* _Problem statement_
Reproduce each line of the material exactly, minus any picture.

* _Information shown_
* Begin *
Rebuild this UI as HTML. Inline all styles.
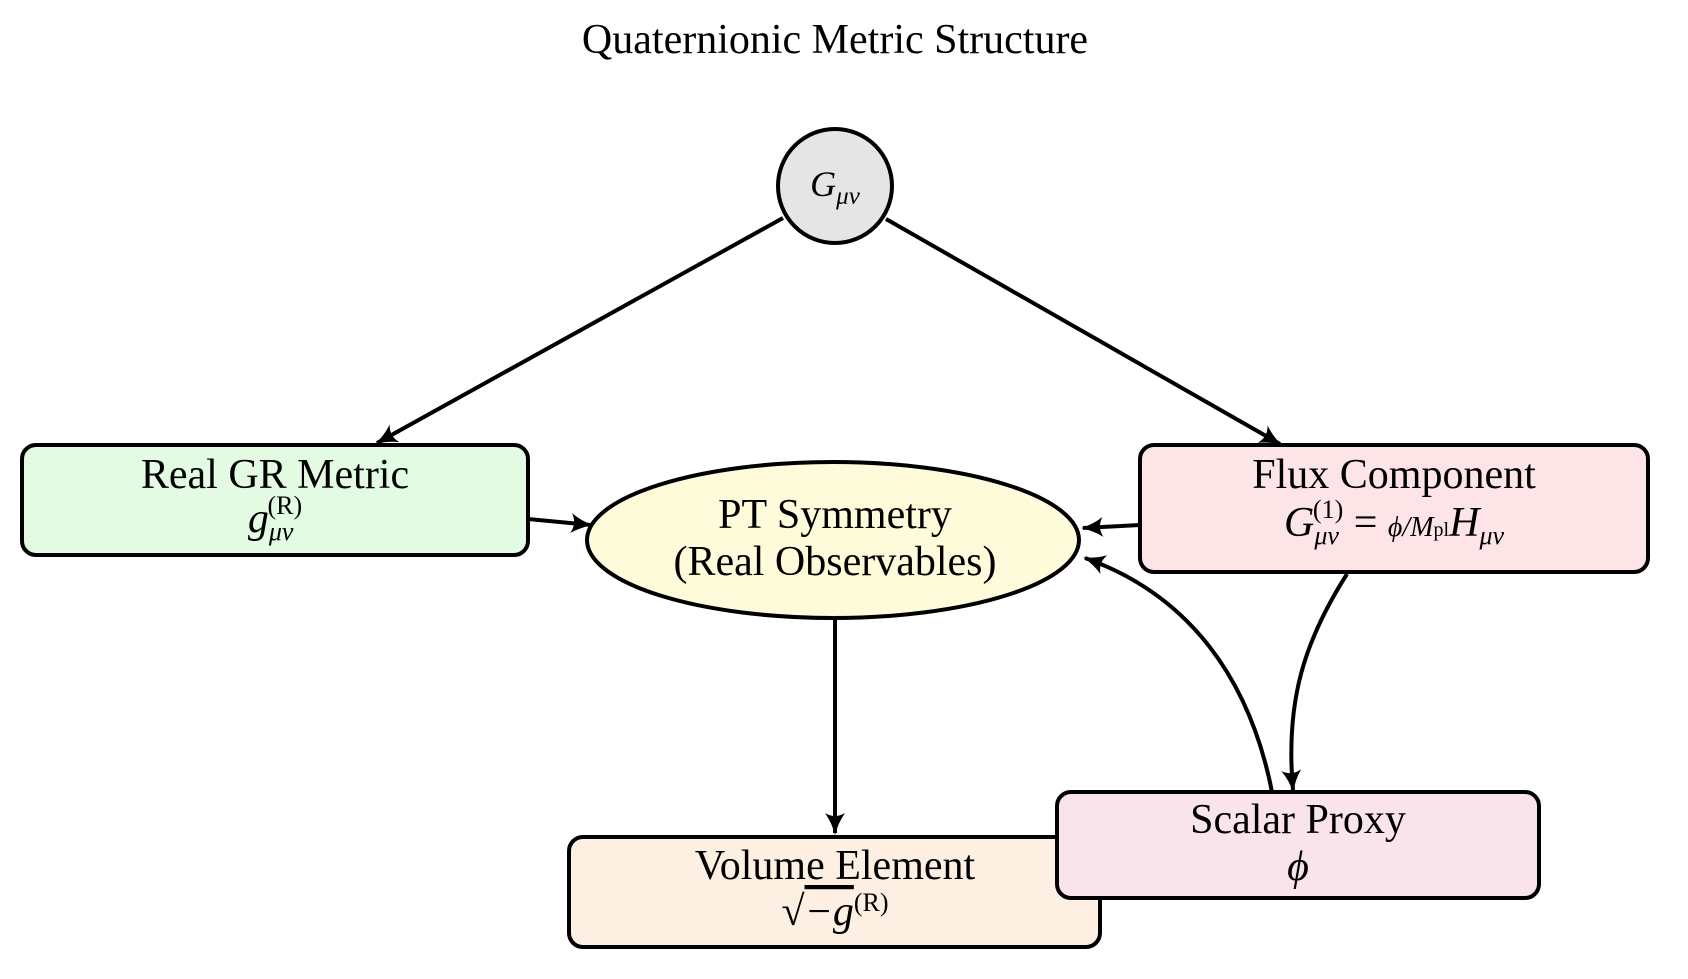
<!DOCTYPE html>
<html><head><meta charset="utf-8"><style>
body{margin:0;background:#fff}
svg text{font-family:"Liberation Serif",serif;fill:#000}
</style></head><body>
<svg width="1688" height="974" viewBox="0 0 1688 974" xmlns="http://www.w3.org/2000/svg">
<defs><marker id="a" markerWidth="30" markerHeight="30" refX="22" refY="12" orient="auto" markerUnits="userSpaceOnUse"><path d="M2,2 Q12,9 24,12 Q12,15 2,22 Q8,12 2,2 Z" fill="#000"/></marker></defs>
<text x="835" y="53" font-size="42" text-anchor="middle">Quaternionic Metric Structure</text>
<g stroke="#000" stroke-width="4" fill="none" marker-end="url(#a)">
<line x1="783" y1="218" x2="377" y2="443"/>
<line x1="886" y1="219" x2="1280" y2="444"/>
<line x1="528" y1="519" x2="591" y2="525"/>
<line x1="1140" y1="525" x2="1083" y2="528"/>
<line x1="835" y1="617" x2="835" y2="833"/>
<path d="M1347,574 C1305,640 1285,700 1293,790"/>
<path d="M1272,792 C1250,680 1190,595 1085,558"/>
</g>
<g stroke="#000" stroke-width="4">
<circle cx="835" cy="186" r="57" fill="#e5e5e5"/>
<rect x="22" y="445" width="506" height="110" rx="14" fill="#e2fbe2"/>
<rect x="1140" y="445" width="508" height="127" rx="14" fill="#fde4e6"/>
<ellipse cx="833" cy="540" rx="246" ry="78" fill="#fefbda"/>
<rect x="569" y="837" width="531" height="110" rx="14" fill="#fdf0e2"/>
<rect x="1057" y="792" width="482" height="106" rx="14" fill="#f9e4ec"/>
</g>
<g font-size="42" text-anchor="middle">
<text x="835" y="196" font-style="italic" font-size="36">G<tspan font-size="25" dy="8">μν</tspan></text>
<text x="275" y="488">Real GR Metric</text>
<text x="275" y="532" font-style="italic">g<tspan font-size="26" dy="8">μν</tspan><tspan font-size="26" dy="-26" dx="-26" font-style="normal">(R)</tspan></text>
<text x="1394" y="488">Flux Component</text>
<text x="1394" y="536" font-style="italic">G<tspan font-size="26" dy="8">μν</tspan><tspan font-size="26" dy="-26" dx="-26" font-style="normal">(1)</tspan><tspan dy="18" font-style="normal">  =  </tspan><tspan font-size="28">ϕ/M</tspan><tspan font-size="20" font-style="normal">pl</tspan>H<tspan font-size="26" dy="8">μν</tspan></text>
<text x="835" y="528">PT Symmetry</text>
<text x="835" y="575">(Real Observables)</text>
<text x="835" y="879">Volume Element</text>
<text x="835" y="925" font-style="italic">√<tspan text-decoration="overline">−g</tspan><tspan font-size="26" dy="-14" font-style="normal">(R)</tspan></text>
<text x="1298" y="833">Scalar Proxy</text>
<text x="1298" y="880" font-style="italic">ϕ</text>
</g>
</svg>
</body></html>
* End *
* _Written answer_
Rebuild this UI as HTML. Inline all styles.
<!DOCTYPE html>
<html><head><meta charset="utf-8"><style>
body{margin:0;background:#fff}
svg text{font-family:"Liberation Serif",serif;fill:#000}
</style></head><body>
<svg width="1688" height="974" viewBox="0 0 1688 974" xmlns="http://www.w3.org/2000/svg">
<defs><marker id="a" markerWidth="30" markerHeight="30" refX="22" refY="12" orient="auto" markerUnits="userSpaceOnUse"><path d="M2,2 Q12,9 24,12 Q12,15 2,22 Q8,12 2,2 Z" fill="#000"/></marker></defs>
<text x="835" y="53" font-size="42" text-anchor="middle">Quaternionic Metric Structure</text>
<g stroke="#000" stroke-width="4" fill="none" marker-end="url(#a)">
<line x1="783" y1="218" x2="377" y2="443"/>
<line x1="886" y1="219" x2="1280" y2="444"/>
<line x1="528" y1="519" x2="591" y2="525"/>
<line x1="1140" y1="525" x2="1083" y2="528"/>
<line x1="835" y1="617" x2="835" y2="833"/>
<path d="M1347,574 C1305,640 1285,700 1293,790"/>
<path d="M1272,792 C1250,680 1190,595 1085,558"/>
</g>
<g stroke="#000" stroke-width="4">
<circle cx="835" cy="186" r="57" fill="#e5e5e5"/>
<rect x="22" y="445" width="506" height="110" rx="14" fill="#e2fbe2"/>
<rect x="1140" y="445" width="508" height="127" rx="14" fill="#fde4e6"/>
<ellipse cx="833" cy="540" rx="246" ry="78" fill="#fefbda"/>
<rect x="569" y="837" width="531" height="110" rx="14" fill="#fdf0e2"/>
<rect x="1057" y="792" width="482" height="106" rx="14" fill="#f9e4ec"/>
</g>
<g font-size="42" text-anchor="middle">
<text x="835" y="196" font-style="italic" font-size="36">G<tspan font-size="25" dy="8">μν</tspan></text>
<text x="275" y="488">Real GR Metric</text>
<text x="275" y="532" font-style="italic">g<tspan font-size="26" dy="8">μν</tspan><tspan font-size="26" dy="-26" dx="-26" font-style="normal">(R)</tspan></text>
<text x="1394" y="488">Flux Component</text>
<text x="1394" y="536" font-style="italic">G<tspan font-size="26" dy="8">μν</tspan><tspan font-size="26" dy="-26" dx="-26" font-style="normal">(1)</tspan><tspan dy="18" font-style="normal">  =  </tspan><tspan font-size="28">ϕ/M</tspan><tspan font-size="20" font-style="normal">pl</tspan>H<tspan font-size="26" dy="8">μν</tspan></text>
<text x="835" y="528">PT Symmetry</text>
<text x="835" y="575">(Real Observables)</text>
<text x="835" y="879">Volume Element</text>
<text x="835" y="925" font-style="italic">√<tspan text-decoration="overline">−g</tspan><tspan font-size="26" dy="-14" font-style="normal">(R)</tspan></text>
<text x="1298" y="833">Scalar Proxy</text>
<text x="1298" y="880" font-style="italic">ϕ</text>
</g>
</svg>
</body></html>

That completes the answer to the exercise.